Dans son coup de gueule, il explique ce paradoxe: la Loro est prospère - 182 millions de francs de bénéfice en 2005 -, mais menacée. Dans une courte présentation, il rappelle l'historique des jeux de hasard et la naissance de l'alliance des cantons romands. L'an prochain, la Loro fêtera ses 70 ans, son président ses 60. «Les hommes passent, je souhaite que la Loro survive», résume l'ancien ministre jurassien au téléphone. Pour lui, le moment clé se situe le 24 octobre 2001. «C'est un tournant dans la politique en matière de loteries. Jusque-là, il était admis qu'elles étaient d'utilité publique». Le Conseil fédéral opte pour des concessionnaires de casinos privés. Ecartant la proposition de la Loterie romande qui reversait ses profits.
Finalement, n'est-ce pas la victoire d'un lobby sur un autre? «Les casinos privés comptent des parlementaires au sein de leur conseil d'administration.
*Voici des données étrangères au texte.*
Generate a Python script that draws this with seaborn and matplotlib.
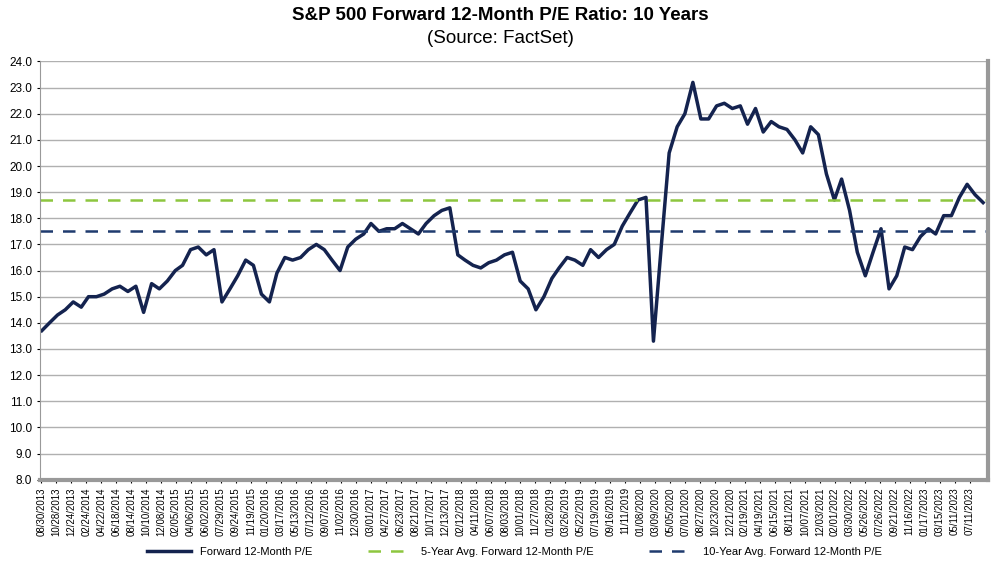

Nous avons des sympathisants, mais ils ne hantent pas les couloirs du Palais fédéral!» Il se félicite de «l'éviction» de Ruth Metzler du gouvernement et attaque la Commission fédérale des maisons de jeu et l'Office fédéral de la justice, qui s'en prennent aux loteries. «Il y a un conflit de compétence en matière de surveillance entre les cantons et ces offices fédéraux. Et non pas entre la Confédération et les cantons», explique Jean-Pierre Beuret. Oui, c'est un problème politique majeur, martèle-t-il.
Les loteries qui fleurissent sur internet le fâchent également. «Ce sont des opérateurs obscurs, basés dans des paradis fiscaux, qui organisent des loteries illégales en Suisse, s'insurge le président. Or, la Confédération ne lève pas le petit doigt». Toujours pour contrer les initiatives privées, la Loro réfléchit à une loterie sportive avec d'autres pays. A l'image de l'Euro Millions, qui «a donné une bouffée d'oxygène» à la Loro.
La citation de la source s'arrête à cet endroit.